> [TASK INPUTS]:
++++

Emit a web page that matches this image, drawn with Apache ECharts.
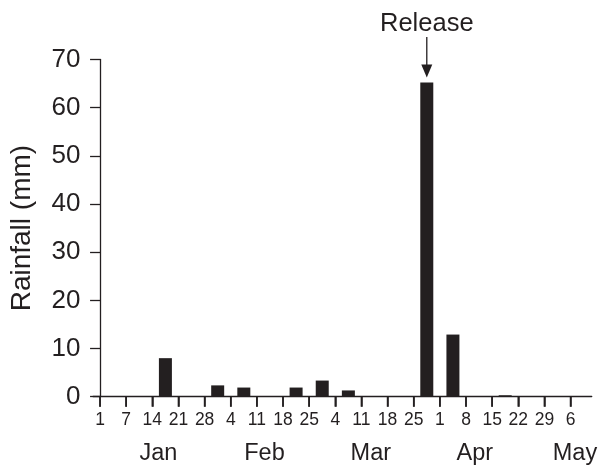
<!DOCTYPE html>
<html>
<head>
<meta charset="utf-8">
<script src="https://cdn.jsdelivr.net/npm/echarts@6/dist/echarts.min.js"></script>
<style>
html,body{margin:0;padding:0;background:#fff;}
#c{width:600px;height:466px;}
</style>
</head>
<body>
<div id="c"></div>
<script>
// Weekly tick labels (day of month at each week boundary)
var tickLabels = ['1','7','14','21','28','4','11','18','25','4','11','18','25','1','8','15','22','29','6'];
// Month names under the day labels
var months = ['Jan','Feb','Mar','Apr','May'];
// Position of each month name, in week-boundary units
var monthAt = [2.23, 6.29, 10.36, 14.34, 18.17];
// Weekly rainfall (mm), one value per week between consecutive ticks
var weeklyRain = [0, 0, 8.0, 0, 2.35, 1.9, 0, 1.9, 3.35, 1.3, 0, 0, 65.2, 12.9, 0, 0.3, 0, 0];
var releaseWeek = 12;
var releaseText = 'Release';

var ink = '#231f20';
var font = '"Liberation Sans", Arial, Helvetica, sans-serif';

var tickIdx = tickLabels.map(function (_, i) { return i; });
var barData = weeklyRain.map(function (v, i) { return [i + 0.5, v]; });
var tickData = tickIdx.map(function (i) { return [i, 0]; });

var chart = echarts.init(document.getElementById('c'), null, {renderer: 'canvas'});
chart.setOption({
  animation: false,
  backgroundColor: '#fff',
  textStyle: {fontFamily: font, color: ink},
  grid: {left: 87.3, right: 4, top: 59.5, bottom: 69.3, containLabel: false},
  xAxis: [{
    type: 'value',
    min: -0.27, max: 18.81,
    splitLine: {show: false},
    axisLine: {show: true, onZero: false, lineStyle: {color: ink, width: 1.3}},
    axisTick: {show: true, inside: false, length: 10, customValues: tickIdx.slice(), lineStyle: {color: ink, width: 1.5}},
    axisLabel: {
      show: true, customValues: tickIdx.slice(), margin: 14,
      fontSize: 17.5, fontFamily: font, color: ink,
      formatter: function (v) { return tickLabels[Math.round(v)]; }
    }
  }, {
    type: 'value',
    position: 'bottom',
    min: -0.27, max: 18.81,
    splitLine: {show: false},
    axisLine: {show: false},
    axisTick: {show: false},
    axisLabel: {
      show: true, customValues: monthAt.slice(), margin: 45,
      fontSize: 23.5, fontFamily: font, color: ink,
      formatter: function (v) {
        var best = 0;
        monthAt.forEach(function (m, k) { if (Math.abs(m - v) < Math.abs(monthAt[best] - v)) best = k; });
        return months[best];
      }
    }
  }],
  yAxis: {
    type: 'value',
    min: 0, max: 70, interval: 10,
    name: 'Rainfall (mm)',
    nameLocation: 'middle',
    nameGap: 57,
    nameTextStyle: {fontSize: 28, fontFamily: font, color: ink},
    splitLine: {show: false},
    axisLine: {show: true, lineStyle: {color: ink, width: 1.3}},
    axisTick: {show: true, inside: false, length: 10, lineStyle: {color: ink, width: 1.3}},
    axisLabel: {fontSize: 26, fontFamily: font, color: ink, margin: 12.5}
  },
  series: [{
    type: 'bar',
    xAxisIndex: 0,
    data: barData,
    barWidth: 13,
    itemStyle: {color: ink}
  }, {
    // week-boundary tick marks hanging below the x axis
    type: 'scatter',
    xAxisIndex: 0,
    data: tickData,
    clip: false,
    silent: true,
    z: 10,
    symbol: 'rect',
    symbolSize: [1.6, 10],
    symbolOffset: [0, 5],
    itemStyle: {color: ink, opacity: 1}
  }]
});

// Release annotation anchored to the release bar
var p = chart.convertToPixel({xAxisIndex: 0, yAxisIndex: 0}, barData[releaseWeek]);
var tipY = p[1] - 5;
var headH = 13, headW = 11;
var lineTop = p[1] - 45.7;
chart.setOption({graphic: [
  {type: 'line', silent: true, shape: {x1: p[0], y1: lineTop, x2: p[0], y2: tipY - headH + 1},
   style: {stroke: ink, lineWidth: 1.3}},
  {type: 'polygon', silent: true,
   shape: {points: [[p[0] - headW / 2, tipY - headH], [p[0] + headW / 2, tipY - headH], [p[0], tipY]]},
   style: {fill: ink}},
  {type: 'text', silent: true, x: p[0], y: lineTop - 13,
   style: {text: releaseText, fontSize: 25.5, fontFamily: font, fill: ink, align: 'center', verticalAlign: 'middle'}}
]});
</script>
</body>
</html>
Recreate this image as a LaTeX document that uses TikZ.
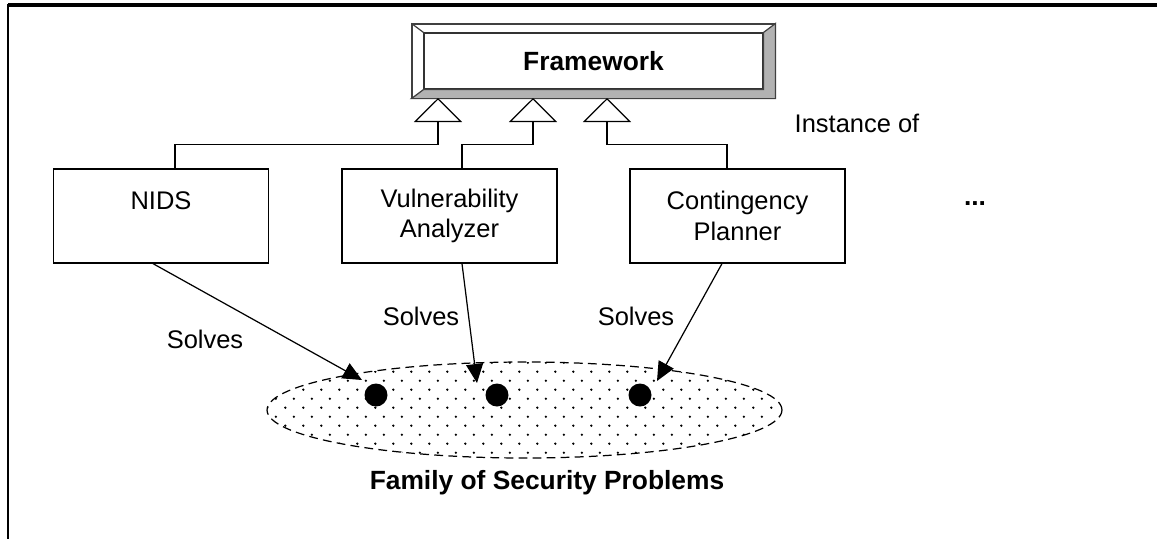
\documentclass[tikz,border=0pt]{standalone}
\usepackage{fontspec}
\setmainfont{Liberation Sans}
\usetikzlibrary{arrows.meta,calc,shapes.geometric,patterns.meta}

\tikzdeclarepattern{
  name=sparsedots,
  type=uncolored,
  bounding box={(0pt,0pt) and (10pt,10.5pt)},
  tile size={(10pt,10.5pt)},
  code={
    \fill (2.5pt,2.5pt) circle (0.75pt);
    \fill (7.5pt,7.75pt) circle (0.75pt);
  }
}

\begin{document}
\begin{tikzpicture}[x=0.02cm, y=-0.02cm,
    every node/.style={font=\fontsize{14.5}{17.5}\selectfont},
    toolbox/.style={draw, line width=0.7pt, minimum width=4.3cm, minimum height=1.88cm, align=center, inner sep=0pt},
    instance/.style={line width=0.7pt, -{Triangle[open, length=0.48cm, width=0.96cm]}},
    solves/.style={line width=0.7pt, -{Triangle[length=0.38cm, width=0.34cm]}},
    problem/.style={circle, fill, minimum size=0.46cm, inner sep=0pt},
    boldtag/.style={font=\fontsize{15}{18}\selectfont\bfseries, inner sep=0pt}]
    \useasboundingbox (0,0) rectangle (1157,539);
    % page frame
    \draw[line width=2pt] (1157,5) -- (8,5);
    \draw[line width=1.4pt] (8,4) -- (8,539);
    % framework box with bevel
    \node[draw=black!75, line width=0.7pt, minimum width=7.26cm, minimum height=1.48cm] (fwout) at (593.5,61) {};
    \node[draw=black!80, line width=0.7pt, minimum width=6.78cm, minimum height=1.12cm, boldtag] (fwin) at (593.5,61) {Framework};
    \filldraw[fill=black!30, draw=black!75, line width=0.7pt] (fwout.south west) -- (fwout.south east) -- (fwout.north east)
        -- (fwin.north east) -- (fwin.south east) -- (fwin.south west) -- cycle;
    \draw[black!75, line width=0.7pt] (fwout.north west) -- (fwin.north west);
    \coordinate (t1) at (438,98);
    \coordinate (t2) at (533,98);
    \coordinate (t3) at (607,98);
    % instances
    \node[toolbox] (nids) at (161,216) {NIDS\\ \mbox{}};
    \node[toolbox] (va) at (449.5,216) {Vulnerability\\Analyzer};
    \node[toolbox] (cp) at (737.5,216) {Contingency\\Planner};
    \draw[instance] ($(nids.north)+(14,0)$) -- ++(0,-24) -| (t1);
    \draw[instance] ($(va.north)+(12.5,0)$) -- ++(0,-24) -| (t2);
    \draw[instance] ($(cp.north)+(-10.5,0)$) -- ++(0,-24) -| (t3);
    \node[inner sep=0pt] (inst) at (857,123) {Instance of};
    \node[inner sep=0pt, font=\fontsize{15}{18}\selectfont\bfseries] (more) at (975,204) {...};
    % family of problems
    \node[ellipse, draw, dash pattern=on 5pt off 3pt, line width=0.7pt, pattern=sparsedots,
        minimum width=10.3cm, minimum height=1.92cm] (family) at (524.5,410) {};
    \node[problem] (p1) at (376,395) {};
    \node[problem] (p2) at (497,395) {};
    \node[problem] (p3) at (640,395) {};
    \node[boldtag] (famlabel) at (547,483) {Family of Security Problems};
    \coordinate (s1) at (362,380);
    \coordinate (s2) at (477,383);
    \coordinate (s3) at (657,381);
    \draw[solves] ($(nids.south)+(-8,0)$) -- (s1);
    \draw[solves] ($(va.south)+(12.5,0)$) -- (s2);
    \draw[solves] ($(cp.south)+(-15.5,0)$) -- (s3);
    \node[inner sep=0pt] (sol1) at (205,339) {Solves};
    \node[inner sep=0pt] (sol2) at (421,316) {Solves};
    \node[inner sep=0pt] (sol3) at (636,316) {Solves};
\end{tikzpicture}
\end{document}
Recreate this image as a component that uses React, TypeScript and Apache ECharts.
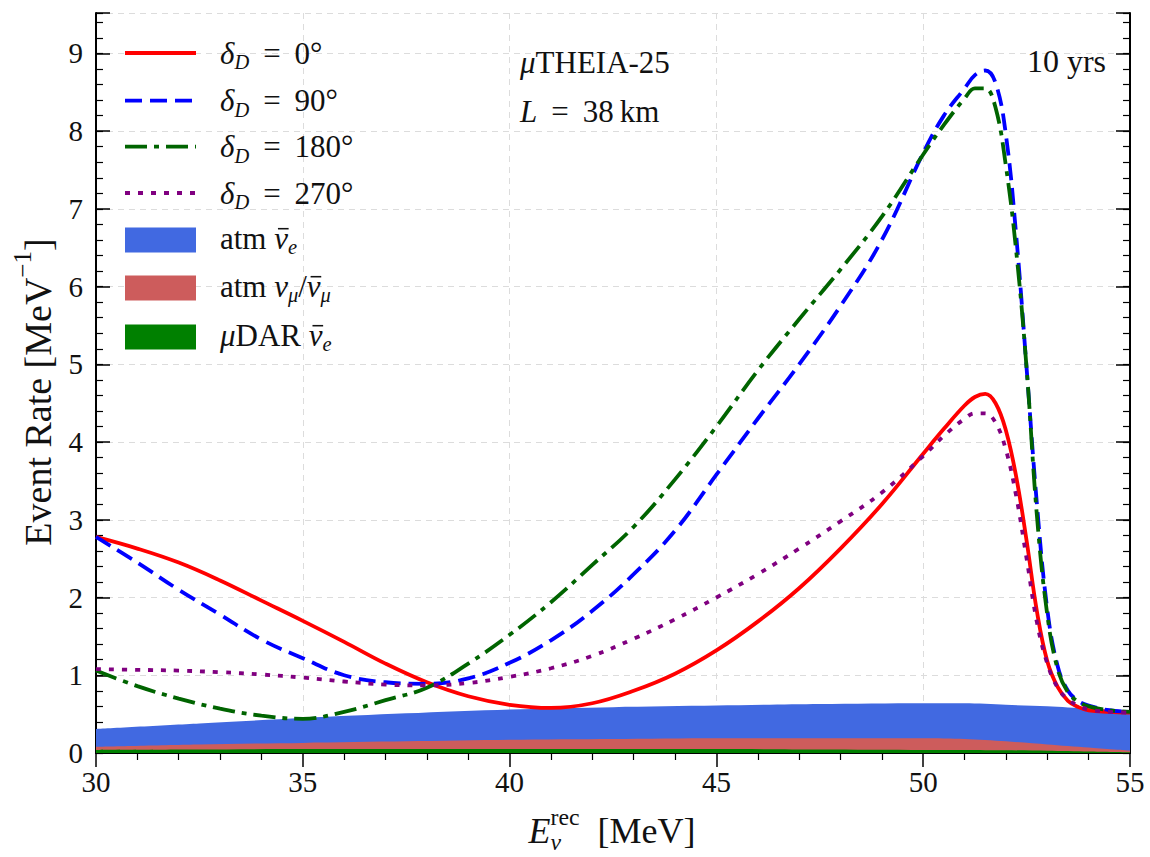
import React, { useEffect, useRef } from "react";
import * as echarts from "echarts";

// ---------------- data ----------------
const energy = [
  30, 31, 32, 33, 34, 35, 36, 37, 38, 39, 40, 41, 42, 43, 44, 45, 46, 47, 48, 49, 50,
  50.5, 51, 51.25, 51.5, 51.75, 52, 52.25, 52.5, 52.75, 53, 53.25, 53.5, 53.75, 54, 54.5, 55,
];
const delta0 = [
  2.78, 2.63, 2.45, 2.22, 1.96, 1.7, 1.43, 1.15, 0.91, 0.73, 0.62, 0.58, 0.64, 0.8, 1.02, 1.32, 1.69, 2.12, 2.63, 3.2, 3.85,
  4.17, 4.47, 4.58, 4.62, 4.5, 4.15, 3.55, 2.73, 1.82, 1.18, 0.85, 0.67, 0.59, 0.55, 0.53, 0.52,
];
const delta90 = [
  2.78, 2.45, 2.1, 1.78, 1.46, 1.22, 1.0, 0.91, 0.89, 0.96, 1.16, 1.45, 1.83, 2.3, 2.86, 3.58, 4.3, 5.0, 5.75, 6.6, 7.72,
  8.2, 8.55, 8.72, 8.78, 8.62, 7.95, 6.65, 4.95, 3.2, 1.85, 1.12, 0.8, 0.67, 0.61, 0.55, 0.53,
];
const delta180 = [
  1.06, 0.86, 0.7, 0.57, 0.48, 0.44, 0.53, 0.68, 0.84, 1.15, 1.52, 1.94, 2.42, 2.91, 3.52, 4.2, 4.92, 5.58, 6.22, 6.9, 7.7,
  8.08, 8.42, 8.55, 8.55, 8.3, 7.55, 6.45, 4.95, 3.05, 1.78, 1.08, 0.78, 0.66, 0.6, 0.55, 0.53,
];
const delta270 = [
  1.08, 1.07, 1.06, 1.04, 1.01, 0.97, 0.92, 0.88, 0.87, 0.9, 0.98, 1.09, 1.25, 1.47, 1.72, 2.0, 2.3, 2.63, 2.98, 3.35, 3.82,
  4.08, 4.3, 4.37, 4.37, 4.25, 3.9, 3.3, 2.5, 1.68, 1.15, 0.84, 0.69, 0.61, 0.56, 0.53, 0.52,
];

const bandEnergy = [30, 32.5, 35, 37.5, 40, 42.5, 45, 47.5, 50, 51, 52, 53, 54, 55];
const atmNuebar = [0.31, 0.38, 0.45, 0.51, 0.56, 0.59, 0.61, 0.63, 0.64, 0.64, 0.62, 0.6, 0.57, 0.55];
const atmNumu = [0.08, 0.11, 0.13, 0.15, 0.17, 0.18, 0.19, 0.19, 0.19, 0.18, 0.15, 0.11, 0.07, 0.03];
const muDAR = [0.04, 0.045, 0.05, 0.05, 0.05, 0.05, 0.05, 0.045, 0.04, 0.04, 0.035, 0.03, 0.02, 0.01];

const xTicks = [30, 35, 40, 45, 50, 55];
const yTicks = [0, 1, 2, 3, 4, 5, 6, 7, 8, 9];

// ---------------- style ----------------
const FONT = '"Liberation Serif", "Times New Roman", serif';
const X_MIN = 30;
const X_MAX = 55;
const Y_MAX = 9.52;
const GRID = { left: 96, top: 13, right: 20, bottom: 104 };
const EQ = " \u2009=\u2009 ";

let measureCtx: CanvasRenderingContext2D | null = null;
function measure(t: string, size: number, italic: boolean) {
  if (!measureCtx) measureCtx = document.createElement("canvas").getContext("2d");
  if (!measureCtx) return t.length * size * 0.5;
  measureCtx.font = `${italic ? "italic " : ""}${size}px ${FONT}`;
  return measureCtx.measureText(t).width;
}

type Seg = { t: string; it?: boolean; sub?: boolean; sup?: boolean; bar?: boolean; back?: boolean };

const SCRIPT = 0.66;

function layoutSegs(segs: Seg[], S: number) {
  let x = 0;
  let prevStart = 0;
  const placed: { s: Seg; start: number; w: number; size: number }[] = [];
  for (const s of segs) {
    const size = s.sub || s.sup ? S * SCRIPT : S;
    const w = measure(s.t, size, !!s.it);
    const start = s.back ? prevStart : x;
    placed.push({ s, start, w, size });
    prevStart = start;
    x = Math.max(x, start + w);
  }
  return { placed, total: x };
}

function mathText(x0: number, y0: number, segs: Seg[], S: number, align: "left" | "center" | "right" = "left") {
  const { placed, total } = layoutSegs(segs, S);
  const base = align === "left" ? x0 : align === "center" ? x0 - total / 2 : x0 - total;
  const out: any[] = [];
  for (const p of placed) {
    const s = p.s;
    const dy = s.sub ? S * 0.3 : s.sup ? -S * 0.4 : 0;
    const start = base + p.start;
    out.push({
      type: "text",
      x: start,
      y: y0 + dy,
      z: 100,
      style: {
        text: s.t,
        fontFamily: FONT,
        fontSize: p.size,
        fontStyle: s.it ? "italic" : "normal",
        fill: "#111",
        align: "left",
        verticalAlign: "middle",
      },
    });
    if (s.bar) {
      const by = y0 + dy - p.size * 0.3;
      out.push({
        type: "line",
        z: 100,
        shape: { x1: start + p.size * 0.12, y1: by, x2: start + p.w + p.size * 0.02, y2: by },
        style: { stroke: "#111", lineWidth: Math.max(1.2, p.size * 0.05) },
      });
    }
  }
  return out;
}

const pairs = (xs: number[], ys: number[]) => xs.map((v, i) => [v, ys[i]]);

export default function App() {
  const ref = useRef<HTMLDivElement>(null);

  useEffect(() => {
    if (!ref.current) return;
    const chart = echarts.init(ref.current, undefined, { renderer: "svg" });

    const curves = [
      { name: "δD = 0°", data: delta0, color: "#ff0000", dash: "solid" as any, label: "0°" },
      { name: "δD = 90°", data: delta90, color: "#0000ff", dash: [17, 8], label: "90°" },
      { name: "δD = 180°", data: delta180, color: "#006400", dash: [22, 7, 5, 7], label: "180°" },
      { name: "δD = 270°", data: delta270, color: "#800080", dash: [5, 8], label: "270°" },
    ];
    const bands = [
      { name: "atm ν̄e", data: atmNuebar, color: "#4169e1" },
      { name: "atm νμ/ν̄μ", data: atmNumu, color: "#cd5c5c" },
      { name: "μDAR ν̄e", data: muDAR, color: "#008000" },
    ];

    const axisLine = { show: true, lineStyle: { color: "#000", width: 2 } };
    const splitLine = { show: true, lineStyle: { color: "#dcdcdc", width: 1, type: [6, 5] as any } };

    const xBase = {
      type: "value" as const,
      min: X_MIN,
      max: X_MAX,
      interval: 5,
      gridIndex: 0,
      axisLine,
      axisTick: { show: true, inside: true, length: 14, lineStyle: { color: "#000", width: 1.5 } },
      minorTick: { show: true, splitNumber: 5, length: 7, lineStyle: { color: "#000", width: 1.2 } },
    };
    const yMajor = {
      type: "value" as const,
      min: 0,
      max: Y_MAX,
      interval: 1,
      gridIndex: 0,
      axisLine,
      axisTick: { show: true, inside: true, length: 14, lineStyle: { color: "#000", width: 1.5 } },
    };
    const yMinor = {
      type: "value" as const,
      min: 0,
      max: Y_MAX,
      interval: 0.2,
      gridIndex: 0,
      axisLine: { show: false },
      axisLabel: { show: false },
      splitLine: { show: false },
      axisTick: { show: true, inside: true, length: 7, lineStyle: { color: "#000", width: 1.2 } },
    };

    const legendRows = [53, 100.7, 146.7, 193, 240, 288, 337];
    const LS = 31;
    const graphics: any[] = [];
    curves.forEach((c, i) => {
      const y = legendRows[i];
      graphics.push({
        type: "line",
        z: 100,
        shape: { x1: 125, y1: y, x2: 196, y2: y },
        style: { stroke: c.color, lineWidth: 3.8, lineDash: c.dash === "solid" ? null : c.dash },
      });
      graphics.push(
        ...mathText(220, y, [{ t: "δ", it: true }, { t: "D", it: true, sub: true }, { t: EQ + c.label }], LS)
      );
    });
    bands.forEach((b, i) => {
      const y = legendRows[4 + i];
      graphics.push({
        type: "rect",
        z: 100,
        shape: { x: 125, y: y - 12.5, width: 71, height: 25 },
        style: { fill: b.color },
      });
    });
    graphics.push(
      ...mathText(220, legendRows[4] - 2, [{ t: "atm " }, { t: "ν", it: true, bar: true }, { t: "e", it: true, sub: true }], LS)
    );
    graphics.push(
      ...mathText(
        220,
        legendRows[5] - 2,
        [
          { t: "atm " },
          { t: "ν", it: true },
          { t: "μ", it: true, sub: true },
          { t: "/" },
          { t: "ν", it: true, bar: true },
          { t: "μ", it: true, sub: true },
        ],
        LS
      )
    );
    graphics.push(
      ...mathText(
        220,
        legendRows[6] - 2,
        [{ t: "μ", it: true }, { t: "DAR " }, { t: "ν", it: true, bar: true }, { t: "e", it: true, sub: true }],
        LS
      )
    );

    // annotations
    graphics.push(...mathText(520, 62, [{ t: "μ", it: true }, { t: "THEIA-25" }], LS));
    graphics.push(...mathText(520, 111, [{ t: "L", it: true }, { t: EQ + "38\u2009km" }], LS));
    graphics.push(...mathText(1106, 61, [{ t: "10 yrs" }], 32, "right"));

    // axis titles
    graphics.push(
      ...mathText(
        612,
        831,
        [{ t: "E", it: true }, { t: "ν", it: true, sub: true }, { t: "rec", sup: true, back: true }, { t: "  [MeV]" }],
        36,
        "center"
      )
    );
    graphics.push({
      type: "group",
      x: 38,
      y: 392,
      z: 100,
      rotation: Math.PI / 2,
      children: mathText(0, 0, [{ t: "Event Rate [MeV" }, { t: "−1", sup: true }, { t: "]" }], 38, "center"),
    });

    const option: any = {
      animation: false,
      backgroundColor: "#ffffff",
      grid: { ...GRID, containLabel: false },
      xAxis: [
        {
          ...xBase,
          position: "bottom",
          splitLine,
          axisLabel: {
            show: true,
            margin: 14,
            fontFamily: FONT,
            fontSize: 29,
            color: "#111",
            formatter: (v: number) => (xTicks.includes(v) ? String(v) : ""),
          },
        },
        { ...xBase, position: "top", splitLine: { show: false }, axisLabel: { show: false } },
      ],
      yAxis: [
        {
          ...yMajor,
          position: "left",
          splitLine,
          axisLabel: {
            show: true,
            margin: 13,
            fontFamily: FONT,
            fontSize: 29,
            color: "#111",
            formatter: (v: number) => (yTicks.includes(v) ? String(v) : ""),
          },
        },
        { ...yMajor, position: "right", splitLine: { show: false }, axisLabel: { show: false } },
        { ...yMinor, position: "left" },
        { ...yMinor, position: "right" },
      ],
      series: [
        ...bands.map((b, i) => ({
          type: "line",
          name: b.name,
          xAxisIndex: 0,
          yAxisIndex: 0,
          data: pairs(bandEnergy, b.data),
          showSymbol: false,
          symbol: "none",
          smooth: 0.3,
          lineStyle: { width: 0 },
          areaStyle: { color: b.color, opacity: 1, origin: 0 },
          z: 2 + i,
          silent: true,
        })),
        ...curves.map((c, i) => ({
          type: "line",
          name: c.name,
          xAxisIndex: 0,
          yAxisIndex: 0,
          data: pairs(energy, c.data),
          showSymbol: false,
          symbol: "none",
          smooth: 0.4,
          lineStyle: { color: c.color, width: 3.8, type: c.dash, cap: "butt" },
          z: 10 + i,
          silent: true,
        })),
      ],
      graphic: graphics,
    };

    chart.setOption(option);
    return () => chart.dispose();
  }, []);

  return (
    <div
      ref={ref}
      style={{ position: "absolute", left: 0, top: 0, width: 1150, height: 857, background: "#fff" }}
    />
  );
}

++++

> [TASK DESCRIPTION]: Isolate each line of the listing above that includes "image". Copy it.

> [PROBLEM SOLUTION]:
Emit a web page that matches this image, drawn with Apache ECharts.
Recreate this image as a LaTeX document that uses TikZ.
Recreate this image as a component that uses React, TypeScript and Apache ECharts.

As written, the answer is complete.